Parts of the code are adapted from the methods used by Iselborn, et al. although no code is copied from this source in the current version. Their code can be found here. Previously this project was aimed as a fork of their code with added features. The forked version can be found by looking back at the commit history.
Requirements
This project depends on:
- v1.1 of Sen1Floods11
- Python (>3.10)
- Conda
- A wide array of Python packages
Usage
Downloading the data
You can download the Sen1Floods11 dataset from a AWS S3 bucket. Detailled(ish) instructions for how to do this are available here
File/folder structure
Importantly, you must have the following file structure once downloaded:
./code/ - contains the code in this repository
./downloaded_data/ - contains the sen1floods11 data
Inside the latter folder you should have:
./downloaded_data/label/
./downloaded_data/S1Hand/
./downloaded_data/S1Weak/
./downloaded_data/S1WeakLabel/
./downloaded_data/S2Hand/
./downloaded_data/S2Weak/
./downloaded_data/S2WeakLabel/
./downloaded_data/split/
./downloaded_data/flood_bolivia_data.csv
./downloaded_data/flood_test_data.csv
./downloaded_data/flood_train_data.csv
./downloaded_data/flood_val_data.csv
The CSV files contain lists of images for each of the train/test/val/bolivia splits, and must be named as above
Additionally, you must create the following folders:
./data_cache/ - contains the cached npz files with feature spaces
./metrics_outputs/ - contains the output file for metrics.py
./model_outputs/ - contains npz files with model outputs
./output_images/ - contains images produced by the image export tasks
Creating feature space caches
Before training a model you need to create a feature space cache. This is a file that contains the data for that feature space transformed arrays that are easy and quick to import to python.

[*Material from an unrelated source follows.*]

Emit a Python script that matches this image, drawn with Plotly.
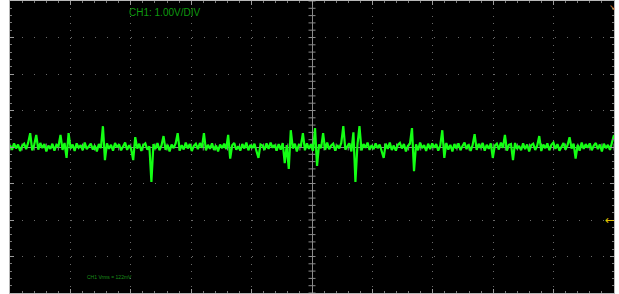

python ./generate_dataset.py "[FEATURE_SPACE]"
Training a model
python ./train_models.py [FEATURE_SPACE] [MODEL]
Alternatively the feature space can be made at the same time:
python ./gen_and_train.py [FEATURE_SPACE] [MODEL]
Create metrics file
Metrics can be exported for all models run at once by running:
python ./metrics.py
The Report
Detailled definitions of how this was used for the project can be found in the report, which will be linked here after submission.